▶ Exercise brief
In the entries below, find the lines with the word "standalone" and copy them.

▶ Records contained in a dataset
————————

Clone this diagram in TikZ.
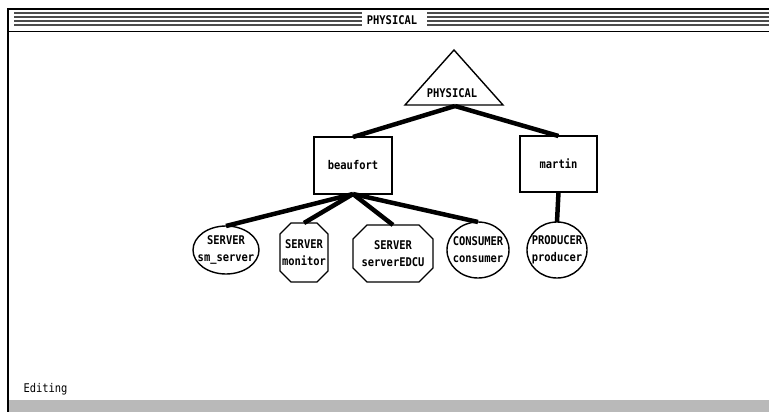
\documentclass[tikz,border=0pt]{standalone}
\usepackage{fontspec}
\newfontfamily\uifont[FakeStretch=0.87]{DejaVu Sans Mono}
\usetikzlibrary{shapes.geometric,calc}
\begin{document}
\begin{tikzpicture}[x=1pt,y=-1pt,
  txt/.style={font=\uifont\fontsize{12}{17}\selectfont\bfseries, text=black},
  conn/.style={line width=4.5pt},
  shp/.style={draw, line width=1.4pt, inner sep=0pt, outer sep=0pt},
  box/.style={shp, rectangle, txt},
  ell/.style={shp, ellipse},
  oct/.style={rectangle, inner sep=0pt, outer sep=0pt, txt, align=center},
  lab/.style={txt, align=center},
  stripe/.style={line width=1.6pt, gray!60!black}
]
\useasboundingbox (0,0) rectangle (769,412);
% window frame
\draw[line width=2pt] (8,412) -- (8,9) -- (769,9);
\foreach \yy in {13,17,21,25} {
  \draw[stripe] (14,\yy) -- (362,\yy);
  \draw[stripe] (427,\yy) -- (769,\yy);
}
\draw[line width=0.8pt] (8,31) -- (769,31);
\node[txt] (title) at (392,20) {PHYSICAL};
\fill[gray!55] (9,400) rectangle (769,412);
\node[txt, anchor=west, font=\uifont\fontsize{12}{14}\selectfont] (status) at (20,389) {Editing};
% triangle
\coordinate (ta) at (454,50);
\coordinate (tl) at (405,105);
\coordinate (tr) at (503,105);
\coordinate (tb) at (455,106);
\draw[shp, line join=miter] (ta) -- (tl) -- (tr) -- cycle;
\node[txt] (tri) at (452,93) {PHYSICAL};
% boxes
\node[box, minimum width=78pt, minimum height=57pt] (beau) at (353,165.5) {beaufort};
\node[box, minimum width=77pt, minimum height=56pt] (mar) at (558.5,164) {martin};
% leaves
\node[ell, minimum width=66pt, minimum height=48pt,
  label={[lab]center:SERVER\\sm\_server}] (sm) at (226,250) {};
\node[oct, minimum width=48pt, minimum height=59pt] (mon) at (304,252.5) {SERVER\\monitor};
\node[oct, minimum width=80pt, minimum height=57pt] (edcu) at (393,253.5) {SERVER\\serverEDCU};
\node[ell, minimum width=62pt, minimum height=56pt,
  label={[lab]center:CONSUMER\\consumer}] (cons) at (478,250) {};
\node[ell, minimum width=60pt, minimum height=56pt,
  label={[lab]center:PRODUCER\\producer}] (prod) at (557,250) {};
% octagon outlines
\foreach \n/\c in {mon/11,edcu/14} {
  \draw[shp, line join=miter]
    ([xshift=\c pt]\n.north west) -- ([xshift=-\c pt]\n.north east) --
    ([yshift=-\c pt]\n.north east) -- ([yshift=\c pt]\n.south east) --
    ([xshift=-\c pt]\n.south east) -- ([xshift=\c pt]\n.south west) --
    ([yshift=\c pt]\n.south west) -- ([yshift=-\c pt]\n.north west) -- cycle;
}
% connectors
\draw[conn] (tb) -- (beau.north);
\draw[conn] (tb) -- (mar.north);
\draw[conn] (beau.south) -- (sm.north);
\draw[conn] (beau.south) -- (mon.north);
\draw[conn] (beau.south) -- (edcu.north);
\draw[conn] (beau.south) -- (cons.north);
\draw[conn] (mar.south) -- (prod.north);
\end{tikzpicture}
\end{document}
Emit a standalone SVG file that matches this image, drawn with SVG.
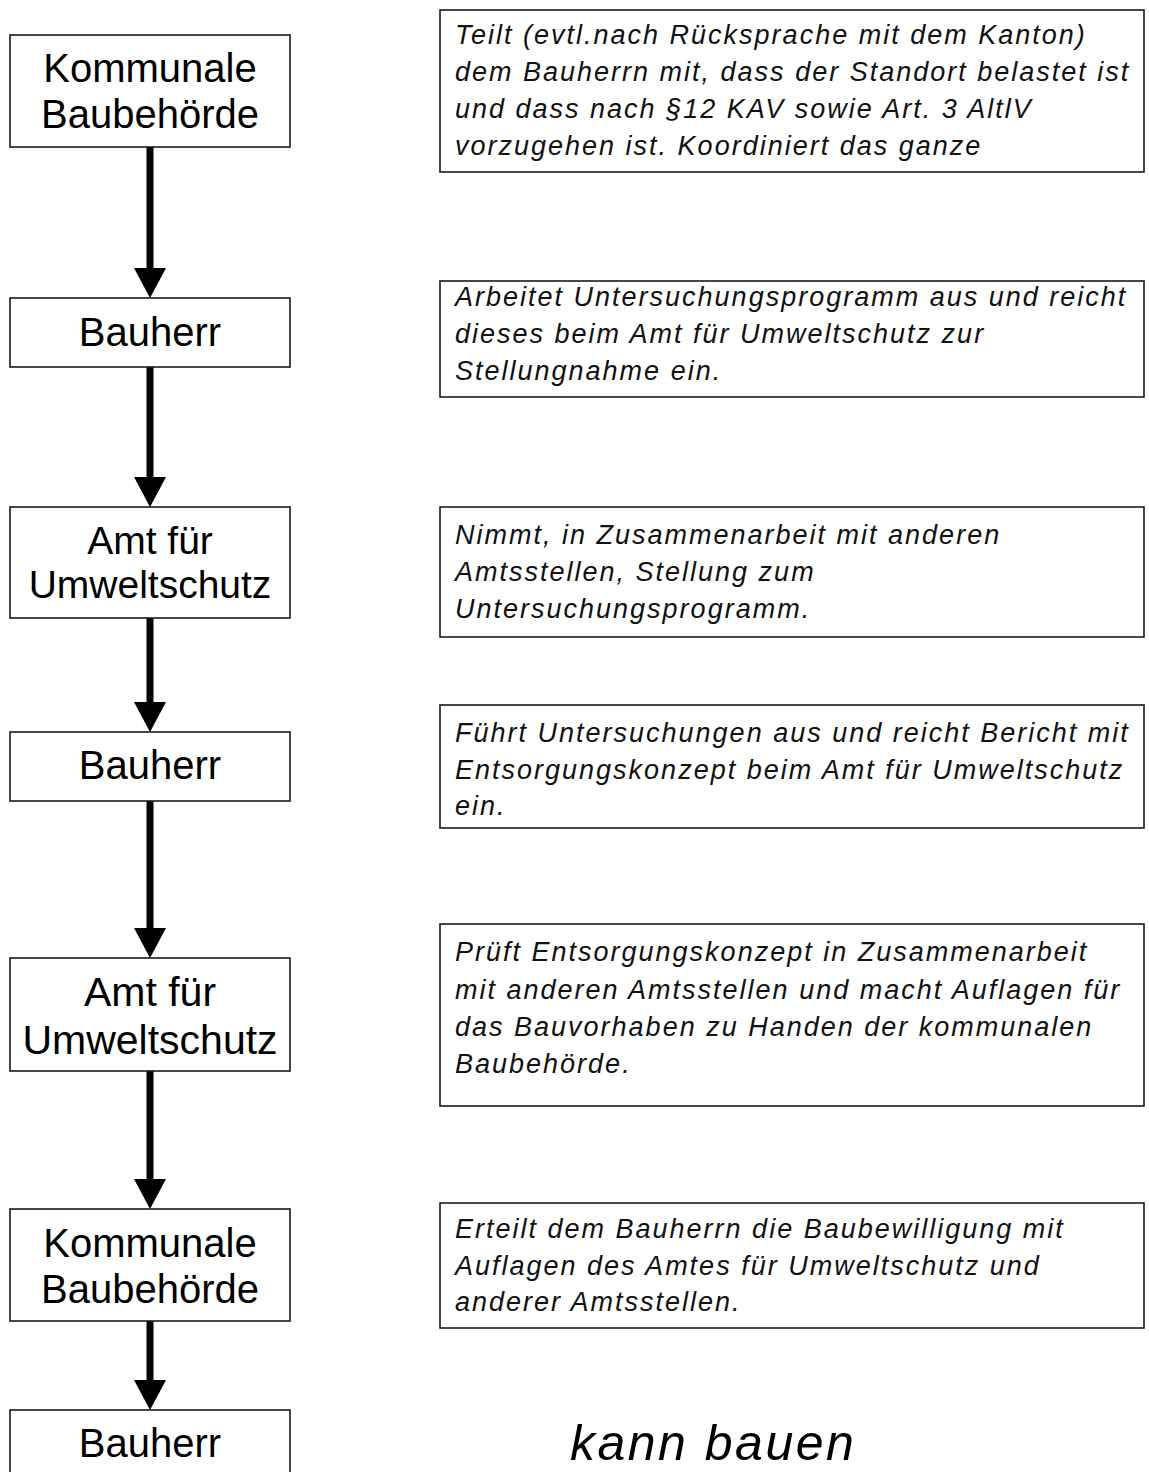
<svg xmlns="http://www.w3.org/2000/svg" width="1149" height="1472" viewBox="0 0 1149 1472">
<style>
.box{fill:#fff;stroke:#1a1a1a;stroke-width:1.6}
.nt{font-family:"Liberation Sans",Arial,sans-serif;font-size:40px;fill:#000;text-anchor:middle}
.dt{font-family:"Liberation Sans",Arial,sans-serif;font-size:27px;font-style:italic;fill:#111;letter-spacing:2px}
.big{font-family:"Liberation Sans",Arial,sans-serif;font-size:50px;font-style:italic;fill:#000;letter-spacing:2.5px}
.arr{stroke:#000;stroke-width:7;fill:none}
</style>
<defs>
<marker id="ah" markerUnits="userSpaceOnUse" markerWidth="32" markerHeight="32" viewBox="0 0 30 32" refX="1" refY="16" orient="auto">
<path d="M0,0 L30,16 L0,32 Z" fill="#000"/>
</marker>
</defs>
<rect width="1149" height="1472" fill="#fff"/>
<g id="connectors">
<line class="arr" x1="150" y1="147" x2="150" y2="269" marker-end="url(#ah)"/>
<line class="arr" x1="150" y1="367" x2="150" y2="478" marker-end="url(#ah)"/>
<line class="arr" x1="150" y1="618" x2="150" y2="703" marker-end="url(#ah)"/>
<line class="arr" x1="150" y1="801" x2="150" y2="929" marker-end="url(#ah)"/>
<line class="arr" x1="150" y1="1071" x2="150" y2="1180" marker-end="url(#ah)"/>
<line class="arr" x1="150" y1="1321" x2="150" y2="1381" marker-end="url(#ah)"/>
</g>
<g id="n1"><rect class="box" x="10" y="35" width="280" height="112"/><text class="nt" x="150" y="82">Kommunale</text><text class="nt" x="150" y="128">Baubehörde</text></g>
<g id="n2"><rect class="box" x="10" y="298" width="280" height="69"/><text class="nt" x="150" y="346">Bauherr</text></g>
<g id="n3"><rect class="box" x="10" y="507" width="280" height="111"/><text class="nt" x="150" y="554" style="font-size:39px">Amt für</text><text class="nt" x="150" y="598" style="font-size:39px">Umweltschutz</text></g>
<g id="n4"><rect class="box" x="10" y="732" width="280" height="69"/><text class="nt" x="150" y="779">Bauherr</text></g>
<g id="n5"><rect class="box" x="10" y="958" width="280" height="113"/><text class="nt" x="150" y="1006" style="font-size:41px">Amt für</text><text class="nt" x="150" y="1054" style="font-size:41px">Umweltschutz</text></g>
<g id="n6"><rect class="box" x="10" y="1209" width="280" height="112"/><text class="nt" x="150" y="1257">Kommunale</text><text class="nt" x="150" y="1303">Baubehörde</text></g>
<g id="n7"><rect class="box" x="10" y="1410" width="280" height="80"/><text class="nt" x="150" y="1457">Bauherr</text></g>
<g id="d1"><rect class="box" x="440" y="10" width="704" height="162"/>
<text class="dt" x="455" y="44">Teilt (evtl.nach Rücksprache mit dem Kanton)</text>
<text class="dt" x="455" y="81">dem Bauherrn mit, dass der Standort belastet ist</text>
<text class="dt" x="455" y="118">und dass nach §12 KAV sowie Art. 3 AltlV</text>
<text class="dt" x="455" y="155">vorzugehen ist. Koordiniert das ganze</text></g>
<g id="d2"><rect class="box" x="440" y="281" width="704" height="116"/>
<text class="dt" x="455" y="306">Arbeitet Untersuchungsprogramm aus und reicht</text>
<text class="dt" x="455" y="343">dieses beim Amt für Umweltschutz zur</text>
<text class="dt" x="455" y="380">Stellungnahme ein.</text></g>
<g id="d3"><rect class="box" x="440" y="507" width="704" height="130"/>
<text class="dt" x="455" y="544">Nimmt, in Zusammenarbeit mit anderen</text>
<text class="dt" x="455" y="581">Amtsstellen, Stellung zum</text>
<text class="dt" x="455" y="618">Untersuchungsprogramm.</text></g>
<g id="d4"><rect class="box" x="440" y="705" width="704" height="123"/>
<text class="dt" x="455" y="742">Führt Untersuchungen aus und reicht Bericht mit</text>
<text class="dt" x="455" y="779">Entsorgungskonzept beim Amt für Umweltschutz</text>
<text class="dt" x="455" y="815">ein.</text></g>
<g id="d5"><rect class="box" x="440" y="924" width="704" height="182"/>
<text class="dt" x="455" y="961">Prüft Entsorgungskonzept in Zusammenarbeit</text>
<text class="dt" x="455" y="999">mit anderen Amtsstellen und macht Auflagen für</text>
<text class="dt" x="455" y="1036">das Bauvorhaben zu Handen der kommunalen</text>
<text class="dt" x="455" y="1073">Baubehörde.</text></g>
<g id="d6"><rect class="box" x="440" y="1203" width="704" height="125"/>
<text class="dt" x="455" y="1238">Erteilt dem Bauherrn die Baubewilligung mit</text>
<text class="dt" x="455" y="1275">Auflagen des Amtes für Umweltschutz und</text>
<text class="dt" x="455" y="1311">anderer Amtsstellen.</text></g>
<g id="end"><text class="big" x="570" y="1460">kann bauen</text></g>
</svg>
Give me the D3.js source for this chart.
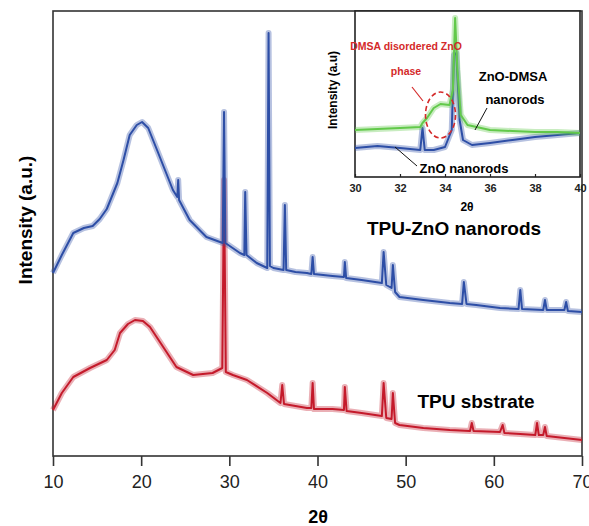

————————

▶ Response
\documentclass[tikz,border=0pt]{standalone}
Emit a standalone SVG file that matches this image, drawn with SVG.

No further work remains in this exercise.